PROMPT: Return every line below as is, leaving out the pictures.

=== COLLECTED DATA ===

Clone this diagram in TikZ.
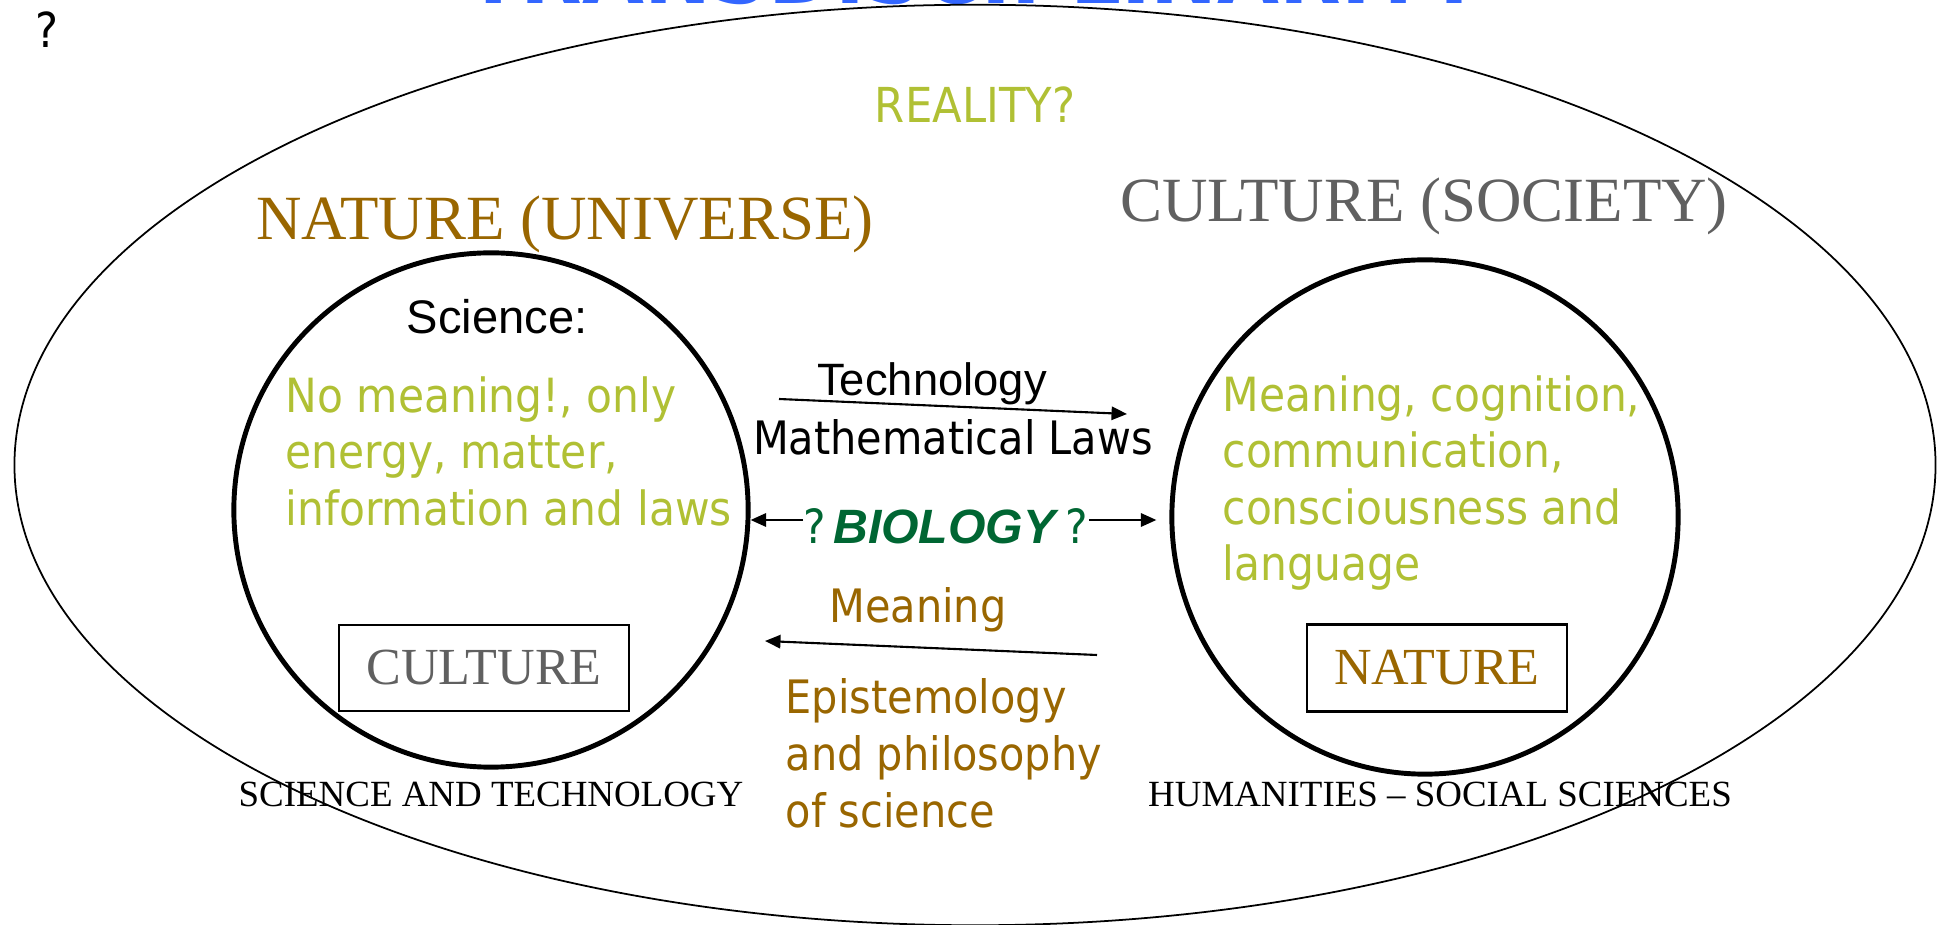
\documentclass[tikz,border=0pt]{standalone}
\usepackage{fontspec}
\setmainfont{Liberation Serif}
\newfontfamily\tahoma{DejaVu Sans}[FakeStretch=0.9]
\newfontfamily\arial{Liberation Sans}
\usetikzlibrary{shapes.geometric,arrows.meta}

\definecolor{greentext}{RGB}{176,192,52}
\definecolor{browntext}{RGB}{153,102,0}
\definecolor{greytext}{RGB}{96,96,96}
\definecolor{biogreen}{RGB}{0,102,51}
\definecolor{titleblue}{RGB}{51,102,255}

\newcommand{\bioq}{{\tahoma\fontsize{13.4}{16}\selectfont ?}}

\begin{document}
\begin{tikzpicture}[x=0.01cm, y=-0.01cm, inner sep=0pt,
            sphere/.style={draw, line width=1.4pt},
            tag/.style={draw, line width=0.6pt, font=\fontsize{14.8}{16}\selectfont},
            link/.style={-{Triangle[length=4.4pt,width=3.8pt]}, line width=0.6pt},
            heading/.style={anchor=base, font=\fontsize{17.9}{20}\selectfont},
            field/.style={anchor=base, font=\fontsize{10.5}{12}\selectfont},
            sans/.style={font=\tahoma\fontsize{13.4}{16}\selectfont}
            ]
            \useasboundingbox (0,0) rectangle (1939,925);
            \clip (0,0) rectangle (1939,925);

            % Title, mostly off the page
            \node[anchor=base, text=titleblue, font=\tahoma\bfseries\fontsize{25.3}{28}\selectfont] (title) at (975,4) {TRANSDISCIPLINARITY};
            \node[anchor=base west, font=\tahoma\fontsize{13.7}{16}\selectfont] (mark) at (35,48) {?};

            % Outer field
            \node[ellipse, draw, line width=0.5pt, minimum width=19.2cm, minimum height=9.2cm] (reality) at (975,465) {};
            \node[anchor=base, text=greentext, font=\tahoma\fontsize{13.7}{16}\selectfont] (realq) at (975,123) {REALITY?};

            % Headings
            \node[heading, text=browntext] (natHead) at (565,240) {NATURE (UNIVERSE)};
            \node[heading, text=greytext] (cultHead) at (1424,222) {CULTURE (SOCIETY)};

            % Left circle
            \node[sphere, circle, minimum size=5.14cm] (lc) at (491,510) {};
            \node[anchor=base, font=\arial\fontsize{13.4}{16}\selectfont] (sci) at (497,334) {Science:};
            \node[sans, text=greentext, align=left, anchor=north west] (sciText) at (285,376) {No meaning!, only\\energy, matter,\\information and laws};
            \node[tag, text=greytext, minimum width=2.89cm, minimum height=0.86cm] (cultBox) at (484,668) {CULTURE};
            \node[field] (sciTech) at (491,807) {SCIENCE AND TECHNOLOGY};

            % Right circle
            \node[sphere, ellipse, minimum width=5.06cm, minimum height=5.14cm] (rc) at (1425,517) {};
            \node[sans, text=greentext, align=left, anchor=north west] (humText) at (1222,375) {Meaning, cognition,\\communication,\\consciousness and\\language};
            \node[tag, text=browntext, minimum width=2.59cm, minimum height=0.87cm] (natBox) at (1437,668) {NATURE};
            \node[field] (humSoc) at (1440,807) {HUMANITIES -- SOCIAL SCIENCES};

            % Technology going right
            \node[anchor=base, font=\arial\fontsize{12.9}{15}\selectfont] (tech) at (932,396) {Technology};
            \coordinate (techFrom) at (779,399);
            \coordinate (techTo) at (1127,414);
            \draw[link] (techFrom) -- (techTo);
            \node[anchor=base, font=\tahoma\fontsize{13.1}{15}\selectfont] (laws) at (953,455) {Mathematical Laws};

            % Biology in between
            \node[anchor=base west, text=biogreen] (bio) at (803,544) {\bioq\hspace{2pt}{\arial\bfseries\itshape\fontsize{13.7}{16}\selectfont BIOLOGY}\hspace{3pt}\bioq};
            \coordinate (bioLine) at (0,520);
            \draw[link] (bio.west |- bioLine) -- (lc.east |- bioLine);
            \draw[link, shorten >=3.7pt] (bio.east |- bioLine) -- (rc.west |- bioLine);

            % Meaning going left
            \node[anchor=base, text=browntext, font=\tahoma\fontsize{13.1}{15}\selectfont] (mean) at (918,623) {Meaning};
            \coordinate (meanFrom) at (1097,655);
            \coordinate (meanTo) at (765,641);
            \draw[link] (meanFrom) -- (meanTo);
            \node[text=browntext, align=left, anchor=north west, font=\tahoma\fontsize{13.1}{16.2}\selectfont] (epist) at (785,678) {Epistemology\\and philosophy\\of science};
\end{tikzpicture}
\end{document}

===

FULL SOLUTION:
Clone this diagram in TikZ.
\documentclass[tikz,border=0pt]{standalone}
\usepackage{fontspec}
\setmainfont{Liberation Serif}
\newfontfamily\tahoma{DejaVu Sans}[FakeStretch=0.9]
\newfontfamily\arial{Liberation Sans}
\usetikzlibrary{shapes.geometric,arrows.meta}

\definecolor{greentext}{RGB}{176,192,52}
\definecolor{browntext}{RGB}{153,102,0}
\definecolor{greytext}{RGB}{96,96,96}
\definecolor{biogreen}{RGB}{0,102,51}
\definecolor{titleblue}{RGB}{51,102,255}

\newcommand{\bioq}{{\tahoma\fontsize{13.4}{16}\selectfont ?}}

\begin{document}
\begin{tikzpicture}[x=0.01cm, y=-0.01cm, inner sep=0pt,
            sphere/.style={draw, line width=1.4pt},
            tag/.style={draw, line width=0.6pt, font=\fontsize{14.8}{16}\selectfont},
            link/.style={-{Triangle[length=4.4pt,width=3.8pt]}, line width=0.6pt},
            heading/.style={anchor=base, font=\fontsize{17.9}{20}\selectfont},
            field/.style={anchor=base, font=\fontsize{10.5}{12}\selectfont},
            sans/.style={font=\tahoma\fontsize{13.4}{16}\selectfont}
            ]
            \useasboundingbox (0,0) rectangle (1939,925);
            \clip (0,0) rectangle (1939,925);

            % Title, mostly off the page
            \node[anchor=base, text=titleblue, font=\tahoma\bfseries\fontsize{25.3}{28}\selectfont] (title) at (975,4) {TRANSDISCIPLINARITY};
            \node[anchor=base west, font=\tahoma\fontsize{13.7}{16}\selectfont] (mark) at (35,48) {?};

            % Outer field
            \node[ellipse, draw, line width=0.5pt, minimum width=19.2cm, minimum height=9.2cm] (reality) at (975,465) {};
            \node[anchor=base, text=greentext, font=\tahoma\fontsize{13.7}{16}\selectfont] (realq) at (975,123) {REALITY?};

            % Headings
            \node[heading, text=browntext] (natHead) at (565,240) {NATURE (UNIVERSE)};
            \node[heading, text=greytext] (cultHead) at (1424,222) {CULTURE (SOCIETY)};

            % Left circle
            \node[sphere, circle, minimum size=5.14cm] (lc) at (491,510) {};
            \node[anchor=base, font=\arial\fontsize{13.4}{16}\selectfont] (sci) at (497,334) {Science:};
            \node[sans, text=greentext, align=left, anchor=north west] (sciText) at (285,376) {No meaning!, only\\energy, matter,\\information and laws};
            \node[tag, text=greytext, minimum width=2.89cm, minimum height=0.86cm] (cultBox) at (484,668) {CULTURE};
            \node[field] (sciTech) at (491,807) {SCIENCE AND TECHNOLOGY};

            % Right circle
            \node[sphere, ellipse, minimum width=5.06cm, minimum height=5.14cm] (rc) at (1425,517) {};
            \node[sans, text=greentext, align=left, anchor=north west] (humText) at (1222,375) {Meaning, cognition,\\communication,\\consciousness and\\language};
            \node[tag, text=browntext, minimum width=2.59cm, minimum height=0.87cm] (natBox) at (1437,668) {NATURE};
            \node[field] (humSoc) at (1440,807) {HUMANITIES -- SOCIAL SCIENCES};

            % Technology going right
            \node[anchor=base, font=\arial\fontsize{12.9}{15}\selectfont] (tech) at (932,396) {Technology};
            \coordinate (techFrom) at (779,399);
            \coordinate (techTo) at (1127,414);
            \draw[link] (techFrom) -- (techTo);
            \node[anchor=base, font=\tahoma\fontsize{13.1}{15}\selectfont] (laws) at (953,455) {Mathematical Laws};

            % Biology in between
            \node[anchor=base west, text=biogreen] (bio) at (803,544) {\bioq\hspace{2pt}{\arial\bfseries\itshape\fontsize{13.7}{16}\selectfont BIOLOGY}\hspace{3pt}\bioq};
            \coordinate (bioLine) at (0,520);
            \draw[link] (bio.west |- bioLine) -- (lc.east |- bioLine);
            \draw[link, shorten >=3.7pt] (bio.east |- bioLine) -- (rc.west |- bioLine);

            % Meaning going left
            \node[anchor=base, text=browntext, font=\tahoma\fontsize{13.1}{15}\selectfont] (mean) at (918,623) {Meaning};
            \coordinate (meanFrom) at (1097,655);
            \coordinate (meanTo) at (765,641);
            \draw[link] (meanFrom) -- (meanTo);
            \node[text=browntext, align=left, anchor=north west, font=\tahoma\fontsize{13.1}{16.2}\selectfont] (epist) at (785,678) {Epistemology\\and philosophy\\of science};
\end{tikzpicture}
\end{document}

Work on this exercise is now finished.